Schedule 16 delivers those benefits and is what the industry wants.
I take the general view that the City of London and the financial services sector is a jewel in Britain’s crown and one of our most important industry sectors, employing more than 1 million people throughout the country. Currently, about $400 billion is under management in the UK, and we are No. 2 in the world in the sector. Hundreds, perhaps thousands, of people are employed, so when the main industry bodies say that we can do something to make us as attractive, if not more attractive, to investment and expansion in the future, that is something that Governments of any colour should listen to. The amendments would undermine the approach that we are taking and leave the law exactly as it is. That is contrary to what the industry expressly sought during consultation and would mean that we could not deliver the simplification and speedy response to product innovation that are the drivers for what we are trying to do here.
I understand the general point that the hon. Gentleman makes. It is good government to scrutinise as much as possible in Committee and on the Floor of the House. We have sought to square the circle by giving positive assurances. HMRC has already given assurances as to how this power will be used. It is important that these are on the record, so I shall briefly reiterate them. All transactions that currently meet the definition of “investment transaction” in primary legislation will be included in the regulations made under the new power, so investment managers can be reassured that all transactions that currently qualify will continue to do so.
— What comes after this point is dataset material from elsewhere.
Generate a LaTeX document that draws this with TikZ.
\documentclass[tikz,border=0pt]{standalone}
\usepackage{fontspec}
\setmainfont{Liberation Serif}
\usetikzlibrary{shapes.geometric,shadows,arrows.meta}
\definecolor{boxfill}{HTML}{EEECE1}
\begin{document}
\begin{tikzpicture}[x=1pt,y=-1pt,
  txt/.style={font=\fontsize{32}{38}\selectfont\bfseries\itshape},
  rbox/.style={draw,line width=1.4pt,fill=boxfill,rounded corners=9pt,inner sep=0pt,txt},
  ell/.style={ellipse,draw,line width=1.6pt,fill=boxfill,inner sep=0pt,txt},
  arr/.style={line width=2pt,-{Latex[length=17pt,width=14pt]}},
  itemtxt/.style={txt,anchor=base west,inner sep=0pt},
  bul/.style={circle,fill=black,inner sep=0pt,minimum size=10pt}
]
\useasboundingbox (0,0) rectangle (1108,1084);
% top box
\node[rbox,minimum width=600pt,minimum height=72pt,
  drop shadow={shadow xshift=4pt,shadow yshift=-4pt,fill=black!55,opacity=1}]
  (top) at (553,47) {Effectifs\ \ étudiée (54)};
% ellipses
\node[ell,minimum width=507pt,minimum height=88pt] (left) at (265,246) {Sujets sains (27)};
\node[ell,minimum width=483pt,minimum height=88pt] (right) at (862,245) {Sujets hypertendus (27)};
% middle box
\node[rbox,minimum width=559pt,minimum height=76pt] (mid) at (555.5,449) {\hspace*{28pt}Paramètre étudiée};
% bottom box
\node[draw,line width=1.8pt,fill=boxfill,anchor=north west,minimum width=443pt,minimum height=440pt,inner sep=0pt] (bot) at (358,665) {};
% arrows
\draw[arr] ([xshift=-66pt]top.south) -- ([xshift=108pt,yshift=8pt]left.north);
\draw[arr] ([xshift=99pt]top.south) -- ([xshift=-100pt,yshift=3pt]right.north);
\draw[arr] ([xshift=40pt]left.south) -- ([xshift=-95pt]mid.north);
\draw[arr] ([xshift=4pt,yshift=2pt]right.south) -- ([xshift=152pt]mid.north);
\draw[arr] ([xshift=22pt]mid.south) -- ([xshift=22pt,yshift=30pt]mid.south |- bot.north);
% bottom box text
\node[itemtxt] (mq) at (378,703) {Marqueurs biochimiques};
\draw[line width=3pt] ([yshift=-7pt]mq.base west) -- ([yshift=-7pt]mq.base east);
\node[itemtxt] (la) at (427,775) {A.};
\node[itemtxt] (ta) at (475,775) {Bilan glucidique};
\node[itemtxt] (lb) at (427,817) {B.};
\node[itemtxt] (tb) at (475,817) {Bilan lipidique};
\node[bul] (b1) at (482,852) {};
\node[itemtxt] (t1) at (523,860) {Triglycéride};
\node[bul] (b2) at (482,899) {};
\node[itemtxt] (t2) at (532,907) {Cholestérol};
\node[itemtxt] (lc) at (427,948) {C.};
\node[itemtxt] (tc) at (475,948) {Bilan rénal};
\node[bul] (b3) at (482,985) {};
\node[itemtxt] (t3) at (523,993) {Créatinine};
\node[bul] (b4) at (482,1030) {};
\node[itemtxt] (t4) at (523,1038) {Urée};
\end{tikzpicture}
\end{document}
HMRC has also said that it will agree with the industry and publish in guidance a statement of assurance about handling any future changes to the transactions that qualify for the investment manager exemption.
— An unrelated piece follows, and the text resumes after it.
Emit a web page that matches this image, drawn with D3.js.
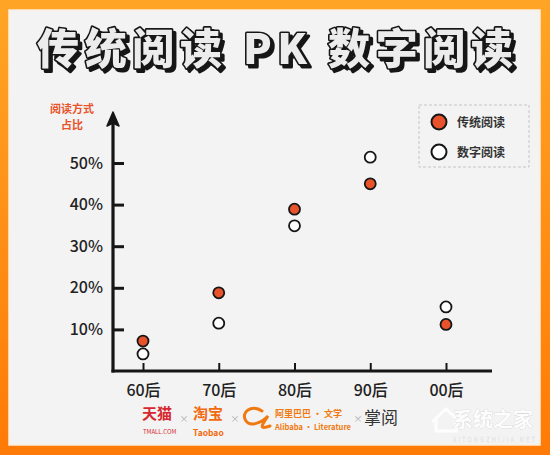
<!DOCTYPE html>
<html>
  <head>
    <meta charset="utf-8" />
    <script src="https://d3js.org/d3.v7.min.js"></script>
    <style>
      body { margin: 0; background: #ff8c14; }
      text { font-family: "Noto Sans CJK SC", "Noto Sans", sans-serif; }
    </style>
    <title>传统阅读 PK 数字阅读</title>
  </head>
  <body>
    <svg id="chart" width="550" height="455"></svg>
    <script>
      var categories = ["60后", "70后", "80后", "90后", "00后"];
      var traditional = [7.2, 18.8, 38.9, 45.0, 11.2];
      var digital = [4.1, 11.5, 34.9, 51.4, 15.4];
      var yTicks = [10, 20, 30, 40, 50];
      var seriesNames = ["传统阅读", "数字阅读"];

      var red = "#e8532b";
      var ink = "#161616";

      var svg = d3.select("#chart");
      var defs = svg.append("defs");

      // orange frame + panel
      var grad = defs.append("linearGradient")
        .attr("id", "frame").attr("x1", 0).attr("y1", 0).attr("x2", 0).attr("y2", 1);
      grad.append("stop").attr("offset", "0%").attr("stop-color", "#ffa526");
      grad.append("stop").attr("offset", "100%").attr("stop-color", "#ff7a06");
      svg.append("rect").attr("width", 550).attr("height", 455).attr("fill", "url(#frame)");
      svg.append("rect")
        .attr("x", 9).attr("y", 10).attr("width", 531).attr("height", 435)
        .attr("fill", "#f3f3f3").attr("stroke", "#fbeedd").attr("stroke-width", 1.5);

      // blocky shadow for the title
      var f = defs.append("filter").attr("id", "block")
        .attr("x", "-5%").attr("y", "-20%").attr("width", "115%").attr("height", "150%");
      f.append("feOffset").attr("in", "SourceAlpha").attr("dx", 3).attr("dy", 3).attr("result", "off");
      f.append("feFlood").attr("flood-color", ink).attr("result", "col");
      f.append("feComposite").attr("in", "col").attr("in2", "off").attr("operator", "in").attr("result", "sh");
      var fm = f.append("feMerge");
      fm.append("feMergeNode").attr("in", "sh");
      fm.append("feMergeNode").attr("in", "SourceGraphic");

      svg.append("text")
        .attr("x", 37).attr("y", 64)
        .attr("textLength", 476).attr("lengthAdjust", "spacing")
        .style("font-size", "42px").style("font-weight", 900)
        .attr("fill", "#ececec").attr("stroke", ink).attr("stroke-width", 3.2)
        .attr("stroke-linejoin", "round").style("paint-order", "stroke")
        .attr("filter", "url(#block)")
        .text("传统阅读 PK 数字阅读");

      var x = d3.scalePoint().domain(categories).range([143, 446]);
      var y = d3.scaleLinear().domain([0, 50]).range([371, 163]);

      // y axis
      var yAxis = d3.axisLeft(y).tickValues(yTicks).tickSize(-11)
        .tickFormat(function (d) { return d + "%"; });
      var gy = svg.append("g").attr("transform", "translate(113,0)").call(yAxis);
      gy.select(".domain").remove();
      gy.selectAll("line").attr("stroke", ink).attr("stroke-width", 3);
      gy.selectAll("text")
        .style("font-size", "16px").style("font-weight", 500).attr("fill", "#222")
        .attr("x", -10);
      svg.append("line")
        .attr("x1", 113).attr("x2", 113).attr("y1", 372.5).attr("y2", 122)
        .attr("stroke", ink).attr("stroke-width", 3.2);
      svg.append("path")
        .attr("d", "M113,112 L107,126 L113,123 L119,126 Z")
        .attr("fill", ink).attr("stroke", ink).attr("stroke-width", 1.5)
        .attr("stroke-linejoin", "round");

      // x axis
      var xAxis = d3.axisBottom(x).tickSize(-8).tickPadding(14);
      var gx = svg.append("g").attr("transform", "translate(0,371)").call(xAxis);
      gx.select(".domain").remove();
      gx.selectAll("line").attr("stroke", ink).attr("stroke-width", 2);
      gx.selectAll("text")
        .style("font-size", "16px").style("font-weight", 500).attr("fill", "#222");
      svg.append("line")
        .attr("x1", 111.5).attr("x2", 492).attr("y1", 371).attr("y2", 371)
        .attr("stroke", ink).attr("stroke-width", 3.2);

      // y label
      svg.append("text").attr("x", 72).attr("y", 113).attr("text-anchor", "middle")
        .style("font-size", "11px").style("font-weight", 700).attr("fill", red)
        .text("阅读方式");
      svg.append("text").attr("x", 72).attr("y", 129).attr("text-anchor", "middle")
        .style("font-size", "11px").style("font-weight", 700).attr("fill", red)
        .text("占比");

      // dots
      var series = [
        { values: traditional, fill: red },
        { values: digital, fill: "#ffffff" },
      ];
      series.forEach(function (s) {
        svg.append("g").selectAll("circle")
          .data(s.values).enter().append("circle")
          .attr("cx", function (d, i) { return x(categories[i]); })
          .attr("cy", function (d) { return y(d); })
          .attr("r", 5.5)
          .attr("fill", s.fill).attr("stroke", ink).attr("stroke-width", 1.8);
      });

      // legend
      var lg = svg.append("g").attr("transform", "translate(419,105)");
      lg.append("rect").attr("width", 110).attr("height", 62)
        .attr("fill", "none").attr("stroke", "#c4c4c4").attr("stroke-width", 1)
        .attr("stroke-dasharray", "3,2");
      seriesNames.forEach(function (name, i) {
        lg.append("circle").attr("cx", 20).attr("cy", 17 + i * 30).attr("r", 7.5)
          .attr("fill", series[i].fill).attr("stroke", ink).attr("stroke-width", 2);
        lg.append("text").attr("x", 38).attr("y", 21.5 + i * 30)
          .style("font-size", "12px").style("font-weight", 700).attr("fill", "#333")
          .text(name);
      });

      // sponsor logos along the bottom
      var logos = svg.append("g");
      logos.append("text").attr("x", 142).attr("y", 419)
        .style("font-size", "15px").style("font-weight", 700).attr("fill", "#d7282f").text("天猫");
      logos.append("text").attr("x", 143).attr("y", 434)
        .style("font-size", "6px").attr("fill", "#d7282f").text("TMALL.COM");
      logos.append("text").attr("x", 193).attr("y", 419)
        .style("font-size", "15px").style("font-weight", 700).attr("fill", "#f26a10").text("淘宝");
      logos.append("text").attr("x", 193).attr("y", 436)
        .style("font-size", "8.5px").style("font-weight", 700).attr("fill", "#f26a10").text("Taobao");
      [184, 235, 358].forEach(function (px) {
        logos.append("text").attr("x", px).attr("y", 422).attr("text-anchor", "middle")
          .style("font-size", "9px").attr("fill", "#aaa").text("×");
      });
      logos.append("path")
        .attr("d", "M262,411 C252,404 240,412 246,421 C250,427 262,423 268,416 C262,425 258,430 270,426")
        .attr("fill", "none").attr("stroke", "#f07a12").attr("stroke-width", 3)
        .attr("stroke-linecap", "round");
      logos.append("text").attr("x", 275).attr("y", 417)
        .style("font-size", "9px").style("font-weight", 700).attr("fill", "#f07a12").text("阿里巴巴 · 文学");
      logos.append("text").attr("x", 275).attr("y", 430)
        .attr("textLength", 76).attr("lengthAdjust", "spacingAndGlyphs")
        .style("font-size", "8px").style("font-weight", 700).attr("fill", "#f07a12").text("Alibaba · Literature");
      logos.append("text").attr("x", 364).attr("y", 424)
        .style("font-size", "17px").attr("fill", "#333").text("掌阅");

      // watermark
      var wm = svg.append("g").attr("opacity", 0.9);
      wm.append("path")
        .attr("d", "M432,422 L446,409 L460,422 M436,419 L436,431 L456,431 L456,419")
        .attr("fill", "none").attr("stroke", "#ffffff").attr("stroke-width", 3);
      wm.append("text").attr("x", 453).attr("y", 427)
        .style("font-size", "20px").style("font-weight", 700)
        .attr("fill", "#ffffff").attr("stroke", "#d8d8d8").attr("stroke-width", 0.8)
        .style("paint-order", "stroke")
        .text("系统之家");
      wm.append("text").attr("x", 453).attr("y", 442)
        .style("font-size", "6px").attr("fill", "#ffffff").attr("stroke", "#e0e0e0")
        .attr("stroke-width", 0.4).attr("textLength", 82).text("XITONGZHIJIA.NET");
    </script>
  </body>
</html>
HMRC is also committed, as indeed am I, to maintaining the dialogue with the industry and its representative bodies in relation to this and other issues of interest or concern—the dialogue out of which these proposed legislative changes have themselves arisen. It may be helpful if I set out how I see this working in practice. HMRC would not spontaneously decide that a new type of product should be added to the list, but the industry would tell us about an innovation or a new type of derivative that it wants to trade in because it thinks that it would help its business. The product would not be doing any harm to anyone else, and industry will ask us to clarify that the rules mean that it is still exempted. We will have a look and say yes.